The Coldest Winter: America and the Korean War
I have often found that popular writing about war falls into two broad types, each with its own constituents who want to see something of themselves reflected in it. On is the soldier’s history, the history of a unit, or even an army, but emphasizing the experience of the soldier, what the combat, food and weather were like, all the while describing the individual acts of soldiering, some pure survival, some that are called bravery in retrospect, but were just one soldier looking to protect the rest of the unit. The soldier’s war is the easiest one to turn into silly heroics, done right, though, it can describe not only the actual experience but what it is that binds soldiers together long after the war and gives them an unchangeable loyalty to the unit they belonged to (I think EB Sledge’s With the Old Breed: At Peleliu and Okinawa is the best example). Often at the end, though, you have a sense that if it weren’t for this one private, or this one company, the whole war would have been lost.
The other I often see is the strategic or political history of a war: who were the generals, what political constraints did they have. While these can have elements of the soldier’s war, more often the books seem to be interested in finding what made the subjects so good, or so bad, or so something that one can understand how the war was one or lost. Of course, the better books will paint a much more complex picture where you may wonder how anything was accomplished (David Kennedy’s Freedom from Fear: The American People in Depression and War, 1929-1945, can easily give one that impression). So many times, though, I’ve come away from a history of a way and thought, that general was some genius, even though not everyone can be a genius.
I mention these two broad types, because The Coldest Winter: America and the Korean War has both of these elements and it makes for an excellent history which outlines some of the more salient moments. Yet is far from a complete history of the war. While no book can be the complete history, there are large gaps that made me wish he had stuck to either the political side of the story or the soldier’s. Each one part he relates is excellent and the detail he goes into on some encounters is impressive, but at other times, such as the Marine evacuation from the Chosin Reservoir, some incidents receive just a paragraph.
Halberstram had a particular story he wanted to relate about the Korean war and the gaps point as much to his focus as much as the parts he relates.

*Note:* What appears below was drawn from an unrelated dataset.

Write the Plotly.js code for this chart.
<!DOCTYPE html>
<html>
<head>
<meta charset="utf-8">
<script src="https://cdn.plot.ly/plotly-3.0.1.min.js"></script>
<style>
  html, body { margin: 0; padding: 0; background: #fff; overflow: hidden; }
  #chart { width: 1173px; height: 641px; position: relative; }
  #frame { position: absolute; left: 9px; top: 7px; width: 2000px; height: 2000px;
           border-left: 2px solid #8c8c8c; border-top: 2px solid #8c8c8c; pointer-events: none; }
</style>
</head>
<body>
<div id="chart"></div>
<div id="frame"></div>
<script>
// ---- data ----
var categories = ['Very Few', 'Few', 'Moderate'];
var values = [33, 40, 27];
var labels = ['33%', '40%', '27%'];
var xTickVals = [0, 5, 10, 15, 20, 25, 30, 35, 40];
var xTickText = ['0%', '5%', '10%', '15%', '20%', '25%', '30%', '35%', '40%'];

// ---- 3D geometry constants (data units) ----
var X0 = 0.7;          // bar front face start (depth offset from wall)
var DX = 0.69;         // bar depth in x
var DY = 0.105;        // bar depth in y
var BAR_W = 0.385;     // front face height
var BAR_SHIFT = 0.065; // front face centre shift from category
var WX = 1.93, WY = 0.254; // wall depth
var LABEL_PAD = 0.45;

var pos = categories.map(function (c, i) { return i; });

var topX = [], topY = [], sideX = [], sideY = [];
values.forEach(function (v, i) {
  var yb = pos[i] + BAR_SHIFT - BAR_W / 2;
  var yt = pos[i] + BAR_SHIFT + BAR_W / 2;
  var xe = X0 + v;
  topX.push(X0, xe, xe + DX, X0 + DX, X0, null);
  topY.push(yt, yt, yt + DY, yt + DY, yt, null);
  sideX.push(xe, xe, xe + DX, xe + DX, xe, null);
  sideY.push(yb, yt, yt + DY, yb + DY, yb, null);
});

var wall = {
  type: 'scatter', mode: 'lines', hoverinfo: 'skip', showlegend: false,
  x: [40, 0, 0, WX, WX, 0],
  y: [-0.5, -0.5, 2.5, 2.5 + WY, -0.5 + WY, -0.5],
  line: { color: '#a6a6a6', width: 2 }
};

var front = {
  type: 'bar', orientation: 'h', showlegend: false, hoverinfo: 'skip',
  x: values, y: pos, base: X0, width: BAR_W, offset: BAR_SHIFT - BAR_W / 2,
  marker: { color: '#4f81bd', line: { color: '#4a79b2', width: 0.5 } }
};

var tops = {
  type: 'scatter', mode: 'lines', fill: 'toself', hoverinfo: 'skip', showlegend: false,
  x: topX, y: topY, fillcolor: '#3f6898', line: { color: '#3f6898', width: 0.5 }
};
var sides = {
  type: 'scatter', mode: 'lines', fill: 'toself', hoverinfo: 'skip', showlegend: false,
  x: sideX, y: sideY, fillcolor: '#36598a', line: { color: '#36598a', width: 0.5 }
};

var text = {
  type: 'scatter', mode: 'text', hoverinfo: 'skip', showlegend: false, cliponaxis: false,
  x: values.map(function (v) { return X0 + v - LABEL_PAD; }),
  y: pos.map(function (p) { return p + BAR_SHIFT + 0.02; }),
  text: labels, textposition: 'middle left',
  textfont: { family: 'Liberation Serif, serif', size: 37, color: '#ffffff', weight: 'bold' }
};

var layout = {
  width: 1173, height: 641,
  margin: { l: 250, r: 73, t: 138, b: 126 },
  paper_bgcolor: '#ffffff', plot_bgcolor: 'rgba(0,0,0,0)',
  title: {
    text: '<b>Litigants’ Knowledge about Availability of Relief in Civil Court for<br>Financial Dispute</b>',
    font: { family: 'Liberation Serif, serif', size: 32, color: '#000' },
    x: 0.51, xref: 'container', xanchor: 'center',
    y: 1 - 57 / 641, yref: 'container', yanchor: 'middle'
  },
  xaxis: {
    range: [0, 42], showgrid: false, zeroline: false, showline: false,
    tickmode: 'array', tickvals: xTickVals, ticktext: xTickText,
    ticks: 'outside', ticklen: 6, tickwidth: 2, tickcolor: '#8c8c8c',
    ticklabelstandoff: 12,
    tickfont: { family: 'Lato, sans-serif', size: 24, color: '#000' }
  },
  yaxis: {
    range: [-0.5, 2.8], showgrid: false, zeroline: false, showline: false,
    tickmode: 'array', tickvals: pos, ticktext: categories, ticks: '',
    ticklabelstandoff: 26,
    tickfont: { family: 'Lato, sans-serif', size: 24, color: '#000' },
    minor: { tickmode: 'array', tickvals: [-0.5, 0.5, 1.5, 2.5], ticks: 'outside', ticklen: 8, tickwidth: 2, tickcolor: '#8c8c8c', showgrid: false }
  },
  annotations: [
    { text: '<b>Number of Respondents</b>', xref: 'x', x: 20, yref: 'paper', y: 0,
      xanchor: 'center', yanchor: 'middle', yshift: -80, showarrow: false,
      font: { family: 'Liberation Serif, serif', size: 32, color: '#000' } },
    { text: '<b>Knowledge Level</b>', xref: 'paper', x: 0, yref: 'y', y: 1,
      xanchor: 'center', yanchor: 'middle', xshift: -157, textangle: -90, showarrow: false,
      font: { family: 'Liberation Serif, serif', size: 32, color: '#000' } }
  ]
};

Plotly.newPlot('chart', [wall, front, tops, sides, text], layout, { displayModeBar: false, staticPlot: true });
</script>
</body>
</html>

It is not so much the war he wanted to document, but the transition from the victor of World War II and reluctant super power to an anti-communist state willing to pour billions of dollars and thousands of lives into preventing the expansion of communism. Korea forced the United States to modernize the Army, develop new strategies, and break with the World War II notion of unconditional surrender and settle for stalemates and containment. Moreover, it was the beginning of the rightward turn within the country and the rise of virulent anti-communism with the likes of McCarthy that was not only an ideological position, but a political tool to differentiate Republicans from Democrats and the New Deal.

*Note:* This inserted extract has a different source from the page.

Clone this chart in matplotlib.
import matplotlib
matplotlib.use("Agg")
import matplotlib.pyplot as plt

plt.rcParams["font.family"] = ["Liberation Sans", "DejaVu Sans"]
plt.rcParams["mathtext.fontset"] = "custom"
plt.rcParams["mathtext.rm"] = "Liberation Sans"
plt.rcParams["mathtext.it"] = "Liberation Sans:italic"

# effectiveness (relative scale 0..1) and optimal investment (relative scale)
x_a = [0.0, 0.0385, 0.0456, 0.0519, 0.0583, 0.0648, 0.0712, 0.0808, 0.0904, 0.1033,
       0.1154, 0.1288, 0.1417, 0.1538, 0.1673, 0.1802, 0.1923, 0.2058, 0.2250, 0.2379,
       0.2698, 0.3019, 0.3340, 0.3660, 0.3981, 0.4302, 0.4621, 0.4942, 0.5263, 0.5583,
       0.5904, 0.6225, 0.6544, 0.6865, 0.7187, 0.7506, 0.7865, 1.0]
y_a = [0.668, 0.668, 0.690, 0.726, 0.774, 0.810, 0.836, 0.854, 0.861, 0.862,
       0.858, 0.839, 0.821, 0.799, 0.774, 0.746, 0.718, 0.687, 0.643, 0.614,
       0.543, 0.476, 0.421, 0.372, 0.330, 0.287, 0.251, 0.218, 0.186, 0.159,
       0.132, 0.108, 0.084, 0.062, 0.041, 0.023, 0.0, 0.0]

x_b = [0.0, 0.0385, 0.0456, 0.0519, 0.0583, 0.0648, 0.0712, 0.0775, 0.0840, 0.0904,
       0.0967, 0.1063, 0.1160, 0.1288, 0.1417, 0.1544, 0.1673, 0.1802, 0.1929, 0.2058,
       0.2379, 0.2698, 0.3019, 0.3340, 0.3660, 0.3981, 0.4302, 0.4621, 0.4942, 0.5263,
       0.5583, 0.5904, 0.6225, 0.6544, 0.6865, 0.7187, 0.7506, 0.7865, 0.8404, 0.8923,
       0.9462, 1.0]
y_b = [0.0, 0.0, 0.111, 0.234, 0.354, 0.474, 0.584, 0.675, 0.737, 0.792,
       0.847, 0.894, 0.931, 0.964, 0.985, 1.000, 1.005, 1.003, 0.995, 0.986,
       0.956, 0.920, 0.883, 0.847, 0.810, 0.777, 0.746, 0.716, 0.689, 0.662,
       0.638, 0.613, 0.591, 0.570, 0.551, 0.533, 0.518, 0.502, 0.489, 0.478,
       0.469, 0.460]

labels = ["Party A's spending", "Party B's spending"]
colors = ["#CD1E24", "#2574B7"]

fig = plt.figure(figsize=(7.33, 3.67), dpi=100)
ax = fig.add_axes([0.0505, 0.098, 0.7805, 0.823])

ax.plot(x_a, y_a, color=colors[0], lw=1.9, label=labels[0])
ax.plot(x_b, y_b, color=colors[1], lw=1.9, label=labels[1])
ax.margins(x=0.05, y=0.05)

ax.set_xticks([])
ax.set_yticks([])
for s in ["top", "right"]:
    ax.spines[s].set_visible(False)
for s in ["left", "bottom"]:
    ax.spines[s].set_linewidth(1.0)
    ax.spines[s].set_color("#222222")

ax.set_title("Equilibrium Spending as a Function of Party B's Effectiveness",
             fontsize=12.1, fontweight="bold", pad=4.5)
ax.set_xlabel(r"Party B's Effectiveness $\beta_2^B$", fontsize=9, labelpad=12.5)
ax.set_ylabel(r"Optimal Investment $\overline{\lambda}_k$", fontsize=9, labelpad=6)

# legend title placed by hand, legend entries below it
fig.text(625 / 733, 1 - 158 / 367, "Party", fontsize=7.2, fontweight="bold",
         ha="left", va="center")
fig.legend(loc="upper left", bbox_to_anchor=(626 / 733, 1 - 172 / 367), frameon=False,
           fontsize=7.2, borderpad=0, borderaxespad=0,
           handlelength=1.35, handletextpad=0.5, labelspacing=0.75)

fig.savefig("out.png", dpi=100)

With the change in political circumstances and the bad generalship due in large part to generals more interested in politics than sound strategy, particularly MacArthur and Almond, the war became the harbinger of all that was to go wrong in Vietnam. For Halberstram the war may have resulted in the development of South Korea and helped put together a sound defense establishment, but it also helped create the environment where no leader dare appear weak on communism. No leader would be able to analyze communism in subtle terms as George Kennan had and see the Vietnam War as an anti-colonial war , instead of the steady march of a monolithic communism. For this folly, for this inability to separate foreign policy from internal politics, the United States would suffer the Vietnam War, the policy making origins rooted deeply in the political battles of the Korean War.
Halberstram makes a compelling case and as I think about the political histories of war it is amazing that anything ever turns out even remotely like the participants planned.